Racja 🙂 Japończyki trzymają się mocno 🙂
Po Japońcu, tak jak po murzynie to akurat trudno nam, białasom, ocenić ich wiek, patrząc na nich. Tetsuya ma 52 lata, a córka 25 i za tydzień ma urodziny.
Co do zagadki M.Borowskiego to: http://www.sfinks.org.pl/forum.php?id=532
> Co do zagadki M.Borowskiego to:
> http://www.sfinks.org.pl/forum.php?id=532
Właśnie. Istotną informacją, której zabrakło w blogu, jest, że zagadkę rozwiązuje mędrzec lub, w wersji znanej przeze mnie, matematyk. A mędrzec twierdząc, że nie zna odpowiedzi, wie co mówi, podobnie jak matematyk. 🙂
A zagadka faktycznie jest piękna.
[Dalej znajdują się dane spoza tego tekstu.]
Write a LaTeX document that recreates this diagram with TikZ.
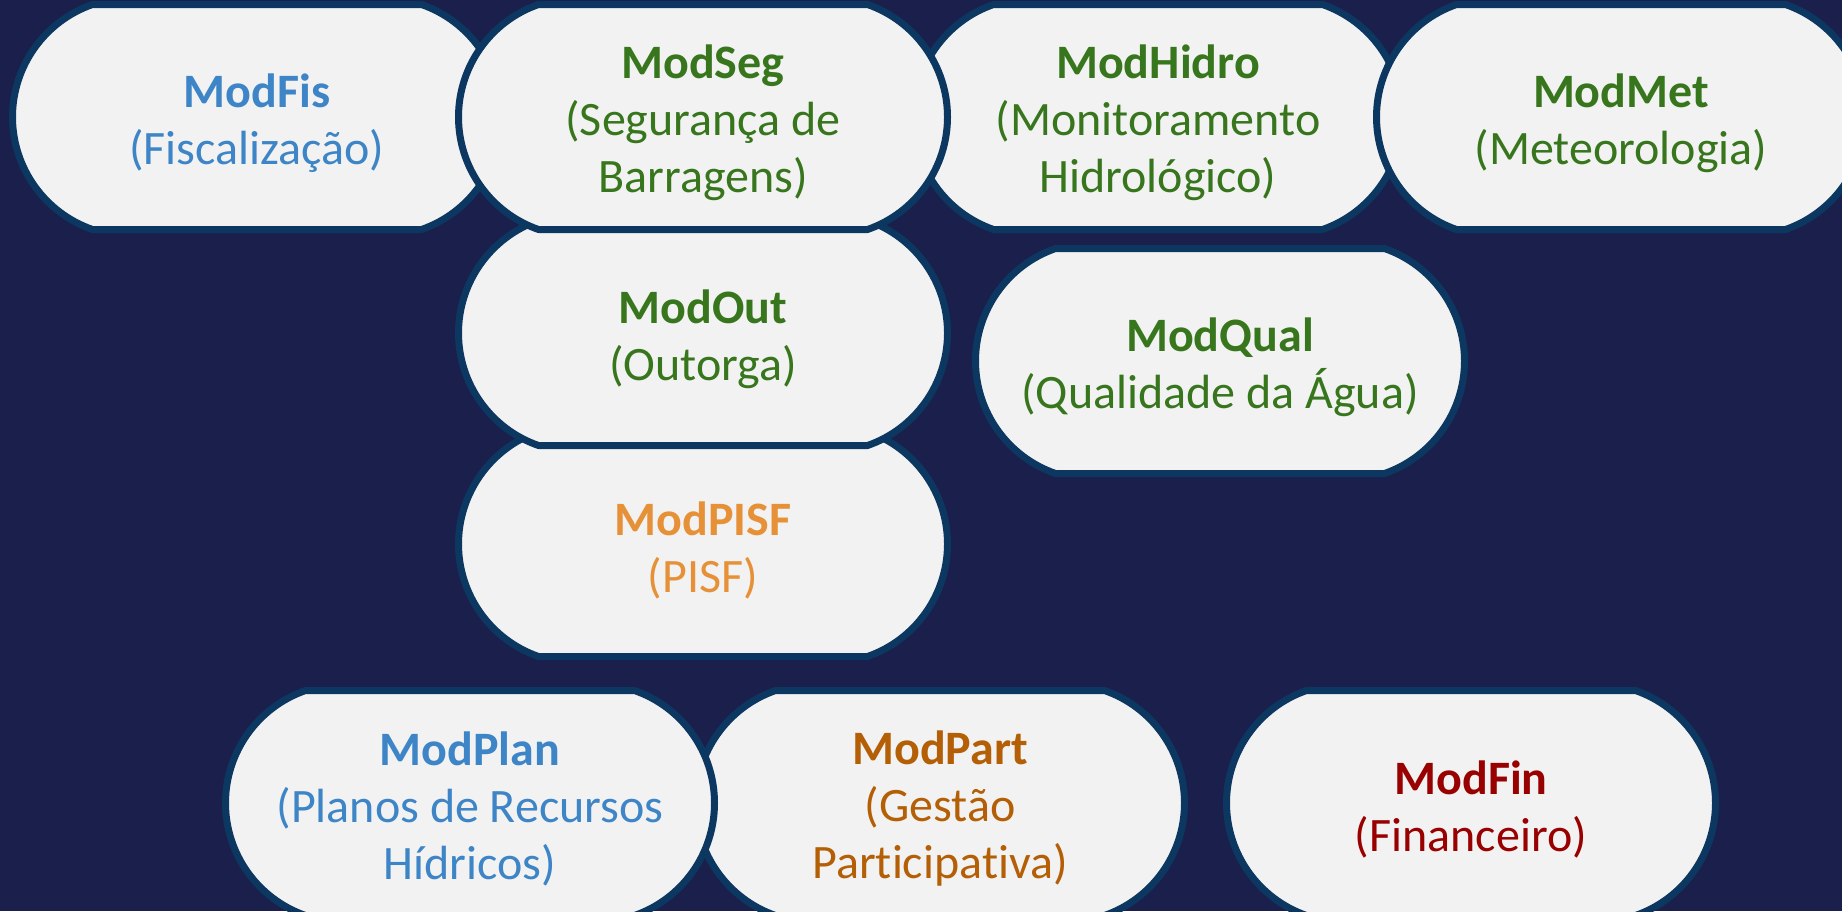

I frustrująca przy pierwszym kontakcie.
WhoCares
Z góry przepraszam za przejaskrawienie, ale podawanie akurat w tej łamigłowce, że facet, który odgaduje wiek jest mędrcem lub matematykiem, dotyczy tylko wersji tej łamigłówki przeznaczonej dla głupców.
Generalnie wszystkie tego typu zagadki oparte są na założeniu, że występujące w nich postacie nie są głupsze niż rozwiązujący je Czytelnik. W przeciwnym wypadku lepiej zająć się jakąś lżejszą rozrywką.
tak, Tetsuya trzyma się mocno. Przynajmniej póki nie wypije paru lufek… 😉
Poza tym zgadzam się z gizmo. Informacja o mędrcu/matematyku jako odgadującym jest zbędna. Szczególnie, że w prezentowanej wersji odgadujący prawie nie musi się odzywać
Po ile, Panie Marku, oni mają lat? 25-52 czy 37-73?
Pani Olu, Janosław podał prawidłowo, czyli ten młodszy wariant. Gdyby Tetsuya po 70-ce wyglądał tak jak na zdjęciu, to pozazdrościć… dobrego chirurga plastycznego.